=== Records provided ===
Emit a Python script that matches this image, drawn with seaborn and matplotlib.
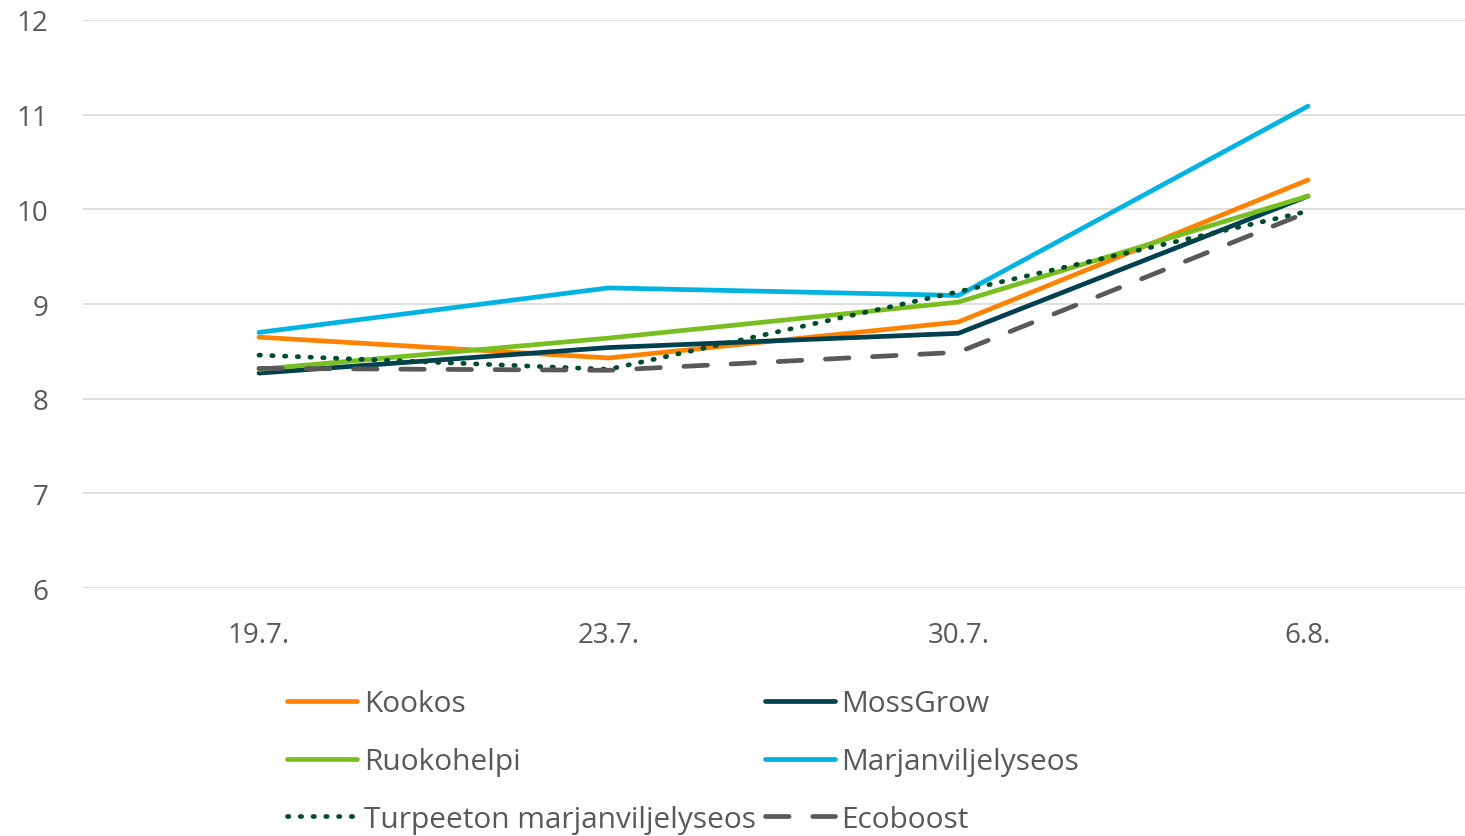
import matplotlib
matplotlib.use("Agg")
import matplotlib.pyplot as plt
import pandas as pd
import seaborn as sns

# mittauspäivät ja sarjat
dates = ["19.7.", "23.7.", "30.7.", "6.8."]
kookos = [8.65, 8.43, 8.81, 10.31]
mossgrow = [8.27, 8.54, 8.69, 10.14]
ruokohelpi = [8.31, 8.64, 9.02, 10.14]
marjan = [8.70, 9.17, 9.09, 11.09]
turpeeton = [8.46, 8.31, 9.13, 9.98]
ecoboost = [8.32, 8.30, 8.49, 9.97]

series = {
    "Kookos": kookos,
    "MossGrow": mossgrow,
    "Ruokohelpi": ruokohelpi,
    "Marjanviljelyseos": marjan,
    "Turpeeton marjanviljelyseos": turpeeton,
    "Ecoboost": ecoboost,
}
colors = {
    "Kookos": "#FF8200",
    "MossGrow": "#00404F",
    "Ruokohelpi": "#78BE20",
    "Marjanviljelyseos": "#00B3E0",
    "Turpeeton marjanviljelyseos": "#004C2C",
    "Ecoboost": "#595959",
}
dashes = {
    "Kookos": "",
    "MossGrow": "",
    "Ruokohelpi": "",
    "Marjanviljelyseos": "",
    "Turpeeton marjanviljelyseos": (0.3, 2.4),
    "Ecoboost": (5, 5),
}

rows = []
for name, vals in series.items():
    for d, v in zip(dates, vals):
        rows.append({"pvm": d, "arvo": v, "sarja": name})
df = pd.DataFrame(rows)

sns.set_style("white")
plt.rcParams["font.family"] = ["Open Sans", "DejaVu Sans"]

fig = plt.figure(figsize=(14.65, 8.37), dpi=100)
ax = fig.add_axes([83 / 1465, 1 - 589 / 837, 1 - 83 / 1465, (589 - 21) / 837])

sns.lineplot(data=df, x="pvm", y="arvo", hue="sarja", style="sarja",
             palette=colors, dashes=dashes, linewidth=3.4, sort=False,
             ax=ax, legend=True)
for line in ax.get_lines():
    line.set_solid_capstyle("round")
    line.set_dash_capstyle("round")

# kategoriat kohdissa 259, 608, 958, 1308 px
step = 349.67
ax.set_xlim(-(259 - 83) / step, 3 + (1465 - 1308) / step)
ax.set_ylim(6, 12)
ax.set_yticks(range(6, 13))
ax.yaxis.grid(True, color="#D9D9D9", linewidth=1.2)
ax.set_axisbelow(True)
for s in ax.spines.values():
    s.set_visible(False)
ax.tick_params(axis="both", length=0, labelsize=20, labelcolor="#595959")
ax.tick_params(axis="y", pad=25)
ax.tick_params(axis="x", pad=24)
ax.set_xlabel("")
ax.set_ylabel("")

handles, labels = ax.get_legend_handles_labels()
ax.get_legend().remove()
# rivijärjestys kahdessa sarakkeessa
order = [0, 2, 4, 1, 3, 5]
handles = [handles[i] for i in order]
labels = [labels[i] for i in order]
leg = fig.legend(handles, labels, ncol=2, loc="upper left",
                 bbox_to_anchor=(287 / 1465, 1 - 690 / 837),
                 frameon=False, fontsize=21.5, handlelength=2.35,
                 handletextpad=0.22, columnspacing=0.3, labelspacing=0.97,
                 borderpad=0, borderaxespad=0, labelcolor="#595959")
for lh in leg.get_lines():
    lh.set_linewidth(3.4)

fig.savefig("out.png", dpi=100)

--

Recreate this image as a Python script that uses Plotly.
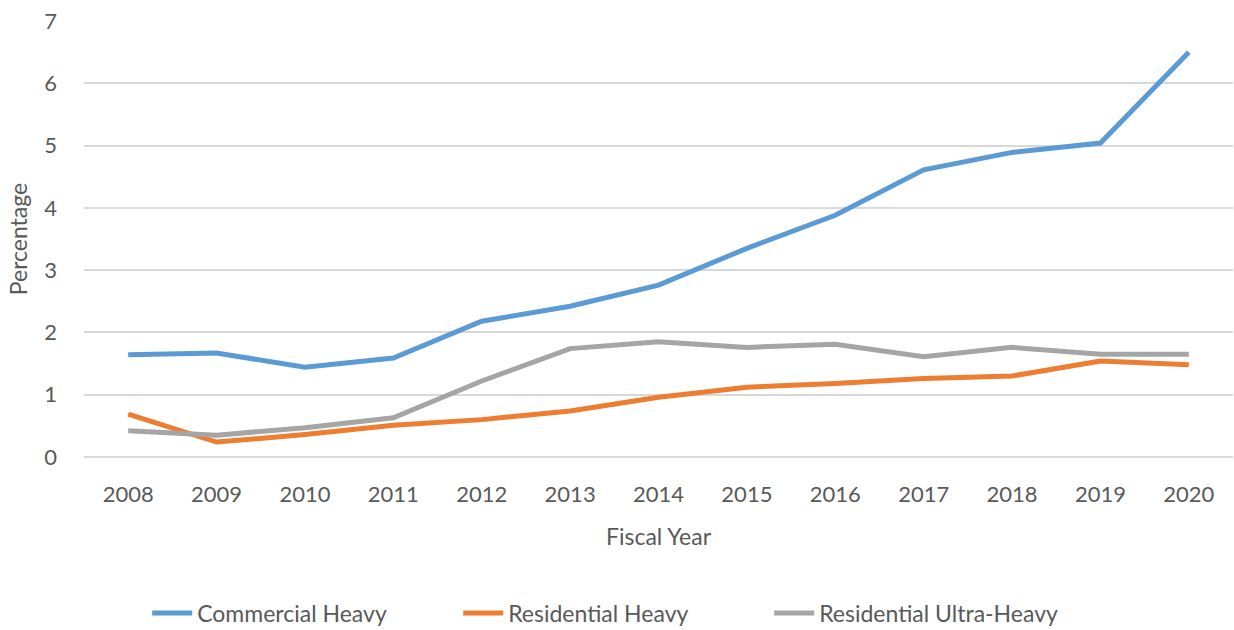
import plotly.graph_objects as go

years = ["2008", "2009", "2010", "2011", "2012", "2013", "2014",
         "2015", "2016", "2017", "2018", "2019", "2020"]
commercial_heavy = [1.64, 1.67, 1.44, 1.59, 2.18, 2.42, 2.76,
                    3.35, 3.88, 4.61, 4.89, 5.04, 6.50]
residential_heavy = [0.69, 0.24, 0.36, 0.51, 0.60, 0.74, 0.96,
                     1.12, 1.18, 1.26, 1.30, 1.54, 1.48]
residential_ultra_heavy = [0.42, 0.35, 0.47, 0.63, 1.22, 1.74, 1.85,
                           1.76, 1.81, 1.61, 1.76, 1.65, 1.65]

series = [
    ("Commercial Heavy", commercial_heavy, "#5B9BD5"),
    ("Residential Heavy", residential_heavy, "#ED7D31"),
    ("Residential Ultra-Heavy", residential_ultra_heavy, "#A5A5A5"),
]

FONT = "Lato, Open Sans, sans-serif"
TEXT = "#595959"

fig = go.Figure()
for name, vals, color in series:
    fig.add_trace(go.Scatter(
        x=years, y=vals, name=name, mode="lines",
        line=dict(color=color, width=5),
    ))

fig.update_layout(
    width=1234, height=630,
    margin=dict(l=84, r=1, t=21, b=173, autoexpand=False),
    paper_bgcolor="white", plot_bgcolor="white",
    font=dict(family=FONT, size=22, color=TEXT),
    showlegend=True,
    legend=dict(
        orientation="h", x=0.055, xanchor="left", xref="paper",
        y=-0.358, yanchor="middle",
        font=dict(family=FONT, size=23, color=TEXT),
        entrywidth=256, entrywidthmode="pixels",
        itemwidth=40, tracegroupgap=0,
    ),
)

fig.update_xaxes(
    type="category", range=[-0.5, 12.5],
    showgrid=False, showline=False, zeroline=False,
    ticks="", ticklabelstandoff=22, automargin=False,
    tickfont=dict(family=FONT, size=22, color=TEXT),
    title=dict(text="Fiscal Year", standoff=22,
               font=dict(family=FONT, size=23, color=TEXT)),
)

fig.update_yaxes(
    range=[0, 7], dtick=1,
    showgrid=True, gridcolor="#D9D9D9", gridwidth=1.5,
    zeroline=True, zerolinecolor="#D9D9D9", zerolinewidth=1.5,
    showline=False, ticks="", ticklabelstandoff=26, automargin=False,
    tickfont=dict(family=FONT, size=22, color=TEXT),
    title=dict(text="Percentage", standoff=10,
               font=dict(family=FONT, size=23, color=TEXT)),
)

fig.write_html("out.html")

=== What needs to be done ===
In the listing above, how many lines hold the word "that"? Give the number and nothing more.

=== Solution for this exercise ===
2